--- What to produce ---
Copy the first line of the material below and every later line through the line containing "[17.3], [], [5.3]];", without any other output.
□ □ □ □
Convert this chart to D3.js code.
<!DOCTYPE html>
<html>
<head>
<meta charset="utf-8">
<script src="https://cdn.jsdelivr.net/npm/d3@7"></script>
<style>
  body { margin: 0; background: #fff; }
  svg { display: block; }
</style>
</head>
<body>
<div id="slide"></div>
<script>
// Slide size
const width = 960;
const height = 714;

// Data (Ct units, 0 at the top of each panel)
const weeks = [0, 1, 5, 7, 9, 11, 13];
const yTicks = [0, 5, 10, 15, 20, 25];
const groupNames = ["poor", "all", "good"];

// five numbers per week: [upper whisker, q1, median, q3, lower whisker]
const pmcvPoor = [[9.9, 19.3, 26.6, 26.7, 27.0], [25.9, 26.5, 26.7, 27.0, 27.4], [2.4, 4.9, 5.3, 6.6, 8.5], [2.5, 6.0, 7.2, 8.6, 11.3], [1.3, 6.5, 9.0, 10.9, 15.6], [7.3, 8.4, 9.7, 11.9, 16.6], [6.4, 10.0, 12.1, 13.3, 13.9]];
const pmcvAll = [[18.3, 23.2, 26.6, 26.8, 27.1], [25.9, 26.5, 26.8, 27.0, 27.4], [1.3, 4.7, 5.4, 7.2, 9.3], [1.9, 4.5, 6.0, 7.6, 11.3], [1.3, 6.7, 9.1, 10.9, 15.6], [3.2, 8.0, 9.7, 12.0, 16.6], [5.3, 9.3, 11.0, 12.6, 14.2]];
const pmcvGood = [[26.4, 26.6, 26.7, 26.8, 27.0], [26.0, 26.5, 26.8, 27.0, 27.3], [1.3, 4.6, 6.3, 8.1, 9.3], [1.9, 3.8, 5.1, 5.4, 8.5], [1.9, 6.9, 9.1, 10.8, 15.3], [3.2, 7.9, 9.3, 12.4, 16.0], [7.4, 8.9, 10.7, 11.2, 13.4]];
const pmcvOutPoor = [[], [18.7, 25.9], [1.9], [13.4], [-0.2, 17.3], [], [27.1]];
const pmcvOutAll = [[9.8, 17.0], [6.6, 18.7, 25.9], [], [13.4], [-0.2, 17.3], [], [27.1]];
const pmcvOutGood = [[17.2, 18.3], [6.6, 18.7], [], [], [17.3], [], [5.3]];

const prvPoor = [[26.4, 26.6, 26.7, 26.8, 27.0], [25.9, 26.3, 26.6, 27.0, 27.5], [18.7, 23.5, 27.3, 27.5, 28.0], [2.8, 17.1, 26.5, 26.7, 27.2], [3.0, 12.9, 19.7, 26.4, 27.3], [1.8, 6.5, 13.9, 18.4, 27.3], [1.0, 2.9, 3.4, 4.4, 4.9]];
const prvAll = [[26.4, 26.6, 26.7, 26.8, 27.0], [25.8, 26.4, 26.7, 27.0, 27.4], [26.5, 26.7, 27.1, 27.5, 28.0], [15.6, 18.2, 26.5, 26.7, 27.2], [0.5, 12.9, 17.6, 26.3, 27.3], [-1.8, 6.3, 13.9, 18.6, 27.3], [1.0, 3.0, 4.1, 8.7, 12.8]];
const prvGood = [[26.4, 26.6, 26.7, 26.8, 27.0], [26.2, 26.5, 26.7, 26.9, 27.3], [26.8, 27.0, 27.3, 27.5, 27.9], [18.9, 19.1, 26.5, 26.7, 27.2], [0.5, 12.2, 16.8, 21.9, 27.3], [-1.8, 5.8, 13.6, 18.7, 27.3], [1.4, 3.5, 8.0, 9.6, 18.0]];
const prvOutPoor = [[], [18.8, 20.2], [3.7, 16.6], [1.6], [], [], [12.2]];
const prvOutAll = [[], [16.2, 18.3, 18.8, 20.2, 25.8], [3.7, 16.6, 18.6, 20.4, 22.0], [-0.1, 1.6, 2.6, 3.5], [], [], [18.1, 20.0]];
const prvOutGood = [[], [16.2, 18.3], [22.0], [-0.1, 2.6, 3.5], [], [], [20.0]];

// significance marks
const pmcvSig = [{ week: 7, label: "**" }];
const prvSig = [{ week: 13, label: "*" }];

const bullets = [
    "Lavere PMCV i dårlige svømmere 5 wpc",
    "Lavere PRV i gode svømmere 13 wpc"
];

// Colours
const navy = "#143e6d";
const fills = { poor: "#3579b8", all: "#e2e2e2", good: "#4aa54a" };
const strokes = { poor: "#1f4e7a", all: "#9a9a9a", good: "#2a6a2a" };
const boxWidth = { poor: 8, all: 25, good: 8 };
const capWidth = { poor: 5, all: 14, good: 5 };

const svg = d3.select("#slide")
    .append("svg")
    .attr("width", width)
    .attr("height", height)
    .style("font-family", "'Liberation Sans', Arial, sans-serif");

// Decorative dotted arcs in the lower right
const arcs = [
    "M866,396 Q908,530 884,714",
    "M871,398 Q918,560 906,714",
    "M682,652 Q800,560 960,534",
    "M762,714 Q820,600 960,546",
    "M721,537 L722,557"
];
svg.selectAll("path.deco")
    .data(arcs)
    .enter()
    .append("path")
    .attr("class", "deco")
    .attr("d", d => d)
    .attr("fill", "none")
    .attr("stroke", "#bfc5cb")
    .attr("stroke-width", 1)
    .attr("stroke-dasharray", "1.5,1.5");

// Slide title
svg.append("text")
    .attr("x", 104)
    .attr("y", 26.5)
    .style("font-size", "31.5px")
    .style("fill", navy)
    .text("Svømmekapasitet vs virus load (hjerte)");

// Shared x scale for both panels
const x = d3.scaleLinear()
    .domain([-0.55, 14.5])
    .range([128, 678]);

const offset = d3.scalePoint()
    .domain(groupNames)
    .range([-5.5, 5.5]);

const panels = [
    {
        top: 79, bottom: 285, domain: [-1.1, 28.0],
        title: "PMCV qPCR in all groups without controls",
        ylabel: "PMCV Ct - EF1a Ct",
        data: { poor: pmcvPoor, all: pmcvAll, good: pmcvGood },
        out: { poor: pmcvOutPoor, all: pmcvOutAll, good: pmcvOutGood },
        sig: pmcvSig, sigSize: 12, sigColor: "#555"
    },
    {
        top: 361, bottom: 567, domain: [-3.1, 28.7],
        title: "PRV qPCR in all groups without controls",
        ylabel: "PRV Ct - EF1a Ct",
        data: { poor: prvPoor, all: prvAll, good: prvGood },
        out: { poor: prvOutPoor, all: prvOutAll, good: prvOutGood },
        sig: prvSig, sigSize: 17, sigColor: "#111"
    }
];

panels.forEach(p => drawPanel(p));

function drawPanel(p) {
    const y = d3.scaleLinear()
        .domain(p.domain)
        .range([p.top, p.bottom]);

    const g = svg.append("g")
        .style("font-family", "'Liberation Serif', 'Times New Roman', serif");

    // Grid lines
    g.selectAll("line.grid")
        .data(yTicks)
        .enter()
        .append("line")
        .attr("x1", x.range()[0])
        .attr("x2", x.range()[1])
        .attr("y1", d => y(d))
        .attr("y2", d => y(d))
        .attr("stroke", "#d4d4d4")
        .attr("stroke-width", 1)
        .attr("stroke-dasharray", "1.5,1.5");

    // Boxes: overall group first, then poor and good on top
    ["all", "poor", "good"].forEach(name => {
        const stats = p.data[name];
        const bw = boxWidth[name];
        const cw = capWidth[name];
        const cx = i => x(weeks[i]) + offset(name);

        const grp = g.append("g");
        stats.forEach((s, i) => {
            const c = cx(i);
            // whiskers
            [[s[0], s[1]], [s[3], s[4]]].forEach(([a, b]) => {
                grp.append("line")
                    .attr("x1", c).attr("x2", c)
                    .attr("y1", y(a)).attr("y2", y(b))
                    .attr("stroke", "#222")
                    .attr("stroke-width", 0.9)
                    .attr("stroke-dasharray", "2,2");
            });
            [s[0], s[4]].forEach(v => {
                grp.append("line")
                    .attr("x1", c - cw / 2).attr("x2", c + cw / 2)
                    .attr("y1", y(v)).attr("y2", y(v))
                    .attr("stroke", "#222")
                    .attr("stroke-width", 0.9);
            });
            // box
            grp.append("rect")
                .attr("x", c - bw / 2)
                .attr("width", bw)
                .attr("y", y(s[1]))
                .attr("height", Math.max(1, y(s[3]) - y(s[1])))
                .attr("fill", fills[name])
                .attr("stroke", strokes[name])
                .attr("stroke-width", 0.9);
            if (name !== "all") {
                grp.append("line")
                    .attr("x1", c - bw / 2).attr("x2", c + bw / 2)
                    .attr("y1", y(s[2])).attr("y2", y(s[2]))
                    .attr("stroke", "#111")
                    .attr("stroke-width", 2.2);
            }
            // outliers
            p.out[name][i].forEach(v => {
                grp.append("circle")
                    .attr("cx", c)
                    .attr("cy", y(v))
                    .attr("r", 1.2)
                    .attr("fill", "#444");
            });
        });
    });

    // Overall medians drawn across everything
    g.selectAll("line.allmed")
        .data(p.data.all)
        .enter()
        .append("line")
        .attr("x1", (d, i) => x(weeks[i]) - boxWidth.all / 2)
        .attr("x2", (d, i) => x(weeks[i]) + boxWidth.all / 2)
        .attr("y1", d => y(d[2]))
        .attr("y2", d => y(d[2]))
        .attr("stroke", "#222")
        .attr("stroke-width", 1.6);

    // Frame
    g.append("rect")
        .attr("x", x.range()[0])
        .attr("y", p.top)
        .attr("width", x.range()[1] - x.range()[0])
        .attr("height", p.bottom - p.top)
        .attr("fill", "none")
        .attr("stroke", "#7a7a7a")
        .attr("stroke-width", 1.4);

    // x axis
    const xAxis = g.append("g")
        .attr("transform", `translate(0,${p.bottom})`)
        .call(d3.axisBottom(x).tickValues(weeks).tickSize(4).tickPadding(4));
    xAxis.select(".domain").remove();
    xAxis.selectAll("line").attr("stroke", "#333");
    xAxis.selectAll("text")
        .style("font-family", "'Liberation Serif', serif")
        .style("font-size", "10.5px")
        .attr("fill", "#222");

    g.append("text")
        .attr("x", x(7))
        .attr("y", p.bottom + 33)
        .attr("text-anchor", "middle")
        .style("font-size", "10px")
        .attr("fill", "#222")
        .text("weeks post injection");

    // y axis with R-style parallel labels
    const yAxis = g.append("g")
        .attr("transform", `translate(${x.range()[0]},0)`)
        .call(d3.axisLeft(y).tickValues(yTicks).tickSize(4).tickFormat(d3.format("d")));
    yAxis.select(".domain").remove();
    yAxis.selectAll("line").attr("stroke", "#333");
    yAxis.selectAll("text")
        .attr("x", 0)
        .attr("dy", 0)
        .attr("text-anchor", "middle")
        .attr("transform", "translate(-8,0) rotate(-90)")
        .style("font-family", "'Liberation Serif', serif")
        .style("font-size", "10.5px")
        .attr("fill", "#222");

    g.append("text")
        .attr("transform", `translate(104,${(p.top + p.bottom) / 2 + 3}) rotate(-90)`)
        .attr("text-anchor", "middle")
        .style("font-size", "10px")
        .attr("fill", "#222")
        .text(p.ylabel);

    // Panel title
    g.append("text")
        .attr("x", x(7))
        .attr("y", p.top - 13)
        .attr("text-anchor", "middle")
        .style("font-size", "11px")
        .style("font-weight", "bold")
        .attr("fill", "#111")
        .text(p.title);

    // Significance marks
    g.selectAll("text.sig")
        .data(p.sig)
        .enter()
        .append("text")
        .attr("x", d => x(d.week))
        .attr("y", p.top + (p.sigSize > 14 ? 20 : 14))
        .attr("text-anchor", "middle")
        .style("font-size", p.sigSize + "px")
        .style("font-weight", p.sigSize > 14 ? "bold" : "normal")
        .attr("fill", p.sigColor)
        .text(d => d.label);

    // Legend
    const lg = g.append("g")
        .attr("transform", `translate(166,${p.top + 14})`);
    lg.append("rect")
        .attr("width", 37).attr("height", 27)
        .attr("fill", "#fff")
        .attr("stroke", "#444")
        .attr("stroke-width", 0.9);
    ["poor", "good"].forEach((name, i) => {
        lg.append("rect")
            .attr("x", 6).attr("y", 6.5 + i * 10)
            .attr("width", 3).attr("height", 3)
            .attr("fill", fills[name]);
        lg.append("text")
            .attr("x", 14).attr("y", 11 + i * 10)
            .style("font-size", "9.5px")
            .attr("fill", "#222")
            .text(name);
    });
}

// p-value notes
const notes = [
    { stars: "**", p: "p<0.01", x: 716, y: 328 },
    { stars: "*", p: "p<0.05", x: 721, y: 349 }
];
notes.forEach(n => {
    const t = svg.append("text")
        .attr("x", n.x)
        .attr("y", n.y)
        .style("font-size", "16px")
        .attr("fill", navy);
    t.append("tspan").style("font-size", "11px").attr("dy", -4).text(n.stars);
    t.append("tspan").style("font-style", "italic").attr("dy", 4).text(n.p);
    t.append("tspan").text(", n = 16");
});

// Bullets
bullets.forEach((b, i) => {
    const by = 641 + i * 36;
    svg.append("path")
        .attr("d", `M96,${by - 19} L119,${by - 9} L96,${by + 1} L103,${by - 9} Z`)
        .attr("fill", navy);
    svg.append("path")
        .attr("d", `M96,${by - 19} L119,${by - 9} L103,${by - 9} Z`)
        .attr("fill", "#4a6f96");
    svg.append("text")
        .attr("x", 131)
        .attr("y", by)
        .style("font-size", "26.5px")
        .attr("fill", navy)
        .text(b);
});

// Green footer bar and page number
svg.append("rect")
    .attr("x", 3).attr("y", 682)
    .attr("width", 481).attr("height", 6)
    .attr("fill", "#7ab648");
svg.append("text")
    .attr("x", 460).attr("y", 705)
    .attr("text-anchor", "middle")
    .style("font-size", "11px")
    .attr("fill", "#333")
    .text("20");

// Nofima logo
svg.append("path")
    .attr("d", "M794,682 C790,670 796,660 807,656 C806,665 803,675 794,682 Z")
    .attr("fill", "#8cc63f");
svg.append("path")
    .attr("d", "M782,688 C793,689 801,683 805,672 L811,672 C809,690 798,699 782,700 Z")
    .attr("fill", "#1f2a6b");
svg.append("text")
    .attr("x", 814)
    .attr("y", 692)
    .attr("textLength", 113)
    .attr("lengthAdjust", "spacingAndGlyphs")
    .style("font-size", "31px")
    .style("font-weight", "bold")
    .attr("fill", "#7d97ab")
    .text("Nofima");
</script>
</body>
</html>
□ □ □ □
--- Complete answer ---
Convert this chart to D3.js code.
<!DOCTYPE html>
<html>
<head>
<meta charset="utf-8">
<script src="https://cdn.jsdelivr.net/npm/d3@7"></script>
<style>
  body { margin: 0; background: #fff; }
  svg { display: block; }
</style>
</head>
<body>
<div id="slide"></div>
<script>
// Slide size
const width = 960;
const height = 714;

// Data (Ct units, 0 at the top of each panel)
const weeks = [0, 1, 5, 7, 9, 11, 13];
const yTicks = [0, 5, 10, 15, 20, 25];
const groupNames = ["poor", "all", "good"];

// five numbers per week: [upper whisker, q1, median, q3, lower whisker]
const pmcvPoor = [[9.9, 19.3, 26.6, 26.7, 27.0], [25.9, 26.5, 26.7, 27.0, 27.4], [2.4, 4.9, 5.3, 6.6, 8.5], [2.5, 6.0, 7.2, 8.6, 11.3], [1.3, 6.5, 9.0, 10.9, 15.6], [7.3, 8.4, 9.7, 11.9, 16.6], [6.4, 10.0, 12.1, 13.3, 13.9]];
const pmcvAll = [[18.3, 23.2, 26.6, 26.8, 27.1], [25.9, 26.5, 26.8, 27.0, 27.4], [1.3, 4.7, 5.4, 7.2, 9.3], [1.9, 4.5, 6.0, 7.6, 11.3], [1.3, 6.7, 9.1, 10.9, 15.6], [3.2, 8.0, 9.7, 12.0, 16.6], [5.3, 9.3, 11.0, 12.6, 14.2]];
const pmcvGood = [[26.4, 26.6, 26.7, 26.8, 27.0], [26.0, 26.5, 26.8, 27.0, 27.3], [1.3, 4.6, 6.3, 8.1, 9.3], [1.9, 3.8, 5.1, 5.4, 8.5], [1.9, 6.9, 9.1, 10.8, 15.3], [3.2, 7.9, 9.3, 12.4, 16.0], [7.4, 8.9, 10.7, 11.2, 13.4]];
const pmcvOutPoor = [[], [18.7, 25.9], [1.9], [13.4], [-0.2, 17.3], [], [27.1]];
const pmcvOutAll = [[9.8, 17.0], [6.6, 18.7, 25.9], [], [13.4], [-0.2, 17.3], [], [27.1]];
const pmcvOutGood = [[17.2, 18.3], [6.6, 18.7], [], [], [17.3], [], [5.3]];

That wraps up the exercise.